Axis Bank’s Purchase of Citi India’s Consumer Business to Enhance Franchise

8 Apr, 2022 15:17 IST

Fitch Ratings-Mumbai: Axis Bank Limited's (BB+/Negative/bb) retail franchise should benefit from the acquisition of Citibank India's (Citi India) retail business, provided execution risks and capitalisation are well-managed, says Fitch Ratings.

The acquisition will affect Axis' capitalisation directly due to increased risk-weighted assets (RWA) and indirectly from a one-off goodwill charge that will sharply reduce near-term profitability. However, this will not affect Axis’ Viability Rating as we expect earnings to sharply recover in the following year. The deal is expected to close in nine to 12 months subject to regulatory approval.

The acquisition will expand Axis' footprint in the highly competitive urban retail market. It will make Axis one of the three largest credit-card operators in India with over 10 million cards. Axis will also acquire Citi India's 1.2 million retail customers, including 40,000 wealth and private banking clients, which will expand its retail loans by 7.5% (credit-card loans: +57%), deposits by 6.5% (200bp improvement in low-cost deposit ratio), and assets under management by nearly 41%. The impact on Axis’ risk profile should be moderate as the loan mix is unlikely to significantly change.

Axis will make an upfront payment of roughly INR123 billion (USD1.6 billion), followed by additional integration costs of INR15 billion in the two years after the closing date. The purchase price is roughly 18.7 times the implied price-to-earnings on Citi India’s normalised FY20 standalone financials, but there are safeguards to enable a revision in the final consideration if customer and business attrition exceeds deal assumptions.

Axis estimates the transaction could reduce its common equity Tier 1 (CET1) ratio of 15.3% as of 9MFY22 by roughly 230bp. Fresh RWA from the deal will have a direct 50bp impact on capitalisation while the remaining 180bp will flow via earnings as Axis intends to take a one-time goodwill charge in the first year. Fitch estimates that the bank’s internal accruals should be adequate to absorb the goodwill charge but it will leave little internal capital for loan growth. To illustrate, the CET1 ratio could fall by 130bp if loans increased by 15% over 9MFY22 with an average 60% risk density. A CET1 ratio sustained closer to Fitch's 'bb(cat)' threshold of 12%, without steps to improve it, could result in downward pressure on Axis' capitalisation and leverage score. Management is open to raising fresh capital.

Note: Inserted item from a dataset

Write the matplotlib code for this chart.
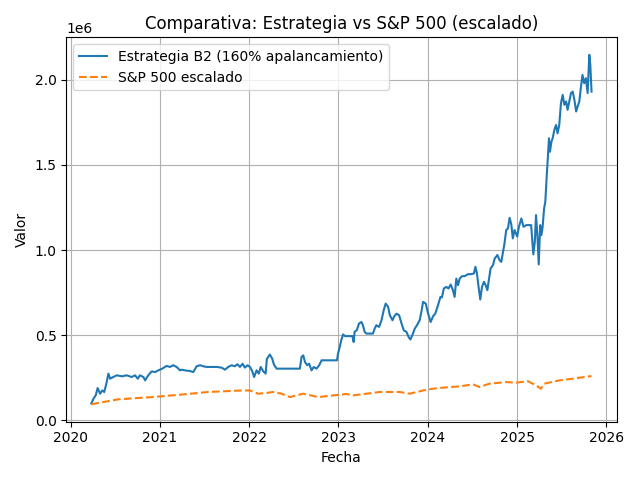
import pandas as pd
import matplotlib
matplotlib.use("Agg")
import matplotlib.pyplot as plt

# Valor de la estrategia
estrategia_fechas = [
    "2020-03-26", "2020-04-04", "2020-04-13", "2020-04-21", "2020-05-01", "2020-05-10",
    "2020-05-18", "2020-05-28", "2020-06-04", "2020-06-11", "2020-06-24", "2020-07-08",
    "2020-07-29", "2020-08-18", "2020-09-07", "2020-09-21", "2020-10-02", "2020-10-11",
    "2020-10-25", "2020-11-01", "2020-11-14", "2020-11-28", "2020-12-12", "2020-12-25",
    "2021-01-10", "2021-01-28", "2021-02-11", "2021-02-24", "2021-03-10", "2021-03-17",
    "2021-03-24", "2021-03-31", "2021-04-13", "2021-05-04", "2021-05-17", "2021-05-31",
    "2021-06-14", "2021-06-27", "2021-07-11", "2021-07-31", "2021-08-21", "2021-09-10",
    "2021-09-24", "2021-10-07", "2021-10-21", "2021-11-03", "2021-11-14", "2021-11-24",
    "2021-12-05", "2021-12-14", "2021-12-25", "2022-01-04", "2022-01-13", "2022-01-21",
    "2022-01-31", "2022-02-09", "2022-02-17", "2022-02-27", "2022-03-09", "2022-03-14",
    "2022-03-26", "2022-04-05", "2022-04-12", "2022-04-23", "2022-07-27", "2022-08-03",
    "2022-08-10", "2022-08-17", "2022-08-26", "2022-09-03", "2022-09-13", "2022-09-22",
    "2022-10-03", "2022-10-14", "2022-10-24", "2022-12-26", "2022-12-30", "2023-01-06",
    "2023-01-13", "2023-01-20", "2023-01-28", "2023-02-27", "2023-03-04", "2023-03-08",
    "2023-03-17", "2023-03-26", "2023-04-05", "2023-04-11", "2023-04-18", "2023-04-25",
    "2023-05-22", "2023-05-29", "2023-06-05", "2023-06-16", "2023-06-26", "2023-07-05",
    "2023-07-13", "2023-07-23", "2023-07-30", "2023-08-10", "2023-08-16", "2023-08-26",
    "2023-09-06", "2023-09-16", "2023-09-25", "2023-10-06", "2023-10-15", "2023-10-22",
    "2023-10-30", "2023-11-09", "2023-11-18", "2023-11-29", "2023-12-06", "2023-12-13",
    "2023-12-24", "2024-01-02", "2024-01-13", "2024-01-23", "2024-02-01", "2024-02-12",
    "2024-02-22", "2024-02-28", "2024-03-07", "2024-03-17", "2024-03-26", "2024-04-04",
    "2024-04-13", "2024-04-20", "2024-04-27", "2024-05-04", "2024-05-11", "2024-05-20",
    "2024-05-31", "2024-06-14", "2024-06-27", "2024-07-08", "2024-07-14", "2024-07-20",
    "2024-07-27", "2024-08-03", "2024-08-10", "2024-08-18", "2024-08-25", "2024-09-01",
    "2024-09-07", "2024-09-14", "2024-09-24", "2024-10-01", "2024-10-12", "2024-10-21",
    "2024-10-28", "2024-11-04", "2024-11-10", "2024-11-17", "2024-11-24", "2024-12-01",
    "2024-12-08", "2024-12-14", "2024-12-21", "2025-01-01", "2025-01-08", "2025-01-18",
    "2025-01-27", "2025-02-07", "2025-02-27", "2025-03-03", "2025-03-08", "2025-03-14",
    "2025-03-19", "2025-03-25", "2025-03-30", "2025-04-05", "2025-04-10", "2025-04-15",
    "2025-04-21", "2025-04-26", "2025-05-02", "2025-05-07", "2025-05-11", "2025-05-15",
    "2025-05-21", "2025-05-26", "2025-06-02", "2025-06-09", "2025-06-15", "2025-06-22",
    "2025-06-29", "2025-07-06", "2025-07-13", "2025-07-20", "2025-07-26", "2025-08-02",
    "2025-08-09", "2025-08-16", "2025-08-23", "2025-08-30", "2025-09-05", "2025-09-12",
    "2025-09-19", "2025-09-25", "2025-10-02", "2025-10-09", "2025-10-16", "2025-10-23",
    "2025-10-27", "2025-11-01",
]
estrategia_valor = [
    100000, 128000, 147000, 190000, 157000, 176000,
    167000, 225000, 275000, 245000, 255000, 265000,
    259000, 265000, 255000, 265000, 245000, 265000,
    255000, 235000, 265000, 288000, 284000, 294000,
    304000, 320000, 314000, 324000, 314000, 304000,
    294000, 298000, 294000, 290000, 284000, 318000,
    324000, 318000, 314000, 314000, 314000, 310000,
    298000, 314000, 324000, 318000, 330000, 314000,
    333000, 310000, 324000, 314000, 290000, 255000,
    294000, 275000, 314000, 289000, 275000, 360000,
    387000, 363000, 328000, 304000, 304000, 373000,
    382000, 343000, 324000, 333000, 294000, 314000,
    304000, 324000, 353000, 353000, 392000, 431000,
    475000, 505000, 495000, 495000, 461000, 520000,
    530000, 569000, 578000, 559000, 520000, 510000,
    510000, 539000, 559000, 549000, 588000, 647000,
    686000, 667000, 618000, 588000, 608000, 627000,
    618000, 569000, 529000, 520000, 490000, 475000,
    500000, 539000, 559000, 588000, 637000, 696000,
    686000, 630000, 578000, 612000, 627000, 676000,
    725000, 722000, 775000, 784000, 775000, 798000,
    765000, 725000, 833000, 794000, 833000, 847000,
    847000, 859000, 859000, 863000, 902000, 867000,
    784000, 710000, 784000, 814000, 794000, 765000,
    824000, 892000, 912000, 951000, 971000, 941000,
    931000, 990000, 1039000, 1118000, 1127000, 1190000,
    1150000, 1069000, 1118000, 1080000, 1137000, 1186000,
    1137000, 1147000, 1147000, 1069000, 975000, 1049000,
    1206000, 1078000, 916000, 1147000, 1088000, 1137000,
    1245000, 1284000, 1441000, 1559000, 1657000, 1578000,
    1637000, 1657000, 1706000, 1735000, 1686000, 1735000,
    1863000, 1912000, 1853000, 1873000, 1824000, 1873000,
    1922000, 1931000, 1882000, 1814000, 1843000, 1873000,
    1961000, 2029000, 1980000, 2010000, 1922000, 2147000,
    2088000, 1931000,
]

# S&P 500 escalado
sp_fechas = [
    "2020-03-26", "2020-07-15", "2020-11-28", "2021-03-24", "2021-07-17", "2021-12-01",
    "2022-01-04", "2022-02-06", "2022-03-06", "2022-04-09", "2022-05-13", "2022-06-16",
    "2022-08-10", "2022-10-10", "2022-12-10", "2023-02-03", "2023-03-02", "2023-06-19",
    "2023-09-08", "2023-10-19", "2023-12-26", "2024-02-12", "2024-05-11", "2024-07-04",
    "2024-07-31", "2024-09-10", "2024-11-17", "2024-12-29", "2025-02-14", "2025-03-19",
    "2025-04-08", "2025-04-22", "2025-06-22", "2025-08-16", "2025-10-23", "2025-11-01",
]
sp_valor = [
    95000, 124000, 137000, 151000, 167000, 176000,
    176000, 157000, 160000, 167000, 157000, 137000,
    157000, 137000, 147000, 155000, 147000, 167000,
    167000, 157000, 180000, 190000, 200000, 212000,
    196000, 216000, 225000, 222000, 230000, 206000,
    186000, 216000, 235000, 245000, 259000, 260000,
]

fechas_e = pd.to_datetime(estrategia_fechas)
fechas_s = pd.to_datetime(sp_fechas)

fig, ax = plt.subplots(figsize=(6.4, 4.8), dpi=100)
ax.plot(fechas_e, estrategia_valor, label="Estrategia B2 (160% apalancamiento)")
ax.plot(fechas_s, sp_valor, "--", label="S&P 500 escalado")
ax.set_title("Comparativa: Estrategia vs S&P 500 (escalado)")
ax.set_xlabel("Fecha")
ax.set_ylabel("Valor")
ax.legend(loc="upper left")
ax.grid(True)
fig.tight_layout()
fig.savefig("out.png", dpi=100)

Operating profit/RWA, which stood at 2.3% at end-9MFY22 and 1.4% at FYE21, will fall sharply in the year goodwill is charged but should recover in the following year as integration costs should be manageable. Fitch has not considered any benefits of synergies with Citi India's business and cost optimisation in its estimate, although these factors could support better-than-expected profitability. Management estimates cost savings of 30%-40% of Citi’s operating expenses after the deal closure.

Axis's asset quality and funding should modestly benefit following the acquisition. Citi India's impaired-loan ratio of 1.4% at FYE21 was lower than Axis’ 4.0% at FYE21 and 3.4% at end-9MFY22, while the share of low-cost deposits in Citi India’s total deposits was higher at 81%, compared with Axis' 45%.

Axis' Long-Term Issuer Default Rating and Outlook are support-driven and unlikely to change as a result of this transaction. Fitch believes that Axis’ financial metrics will remain commensurate with the current scores of key rating drivers for its VR, although the deal’s long-term success will hinge on smooth completion of business integration while adequately mitigating risks of customer attrition. Fitch will review the deal's impact closer to the completion in case the terms or timelines change significantly.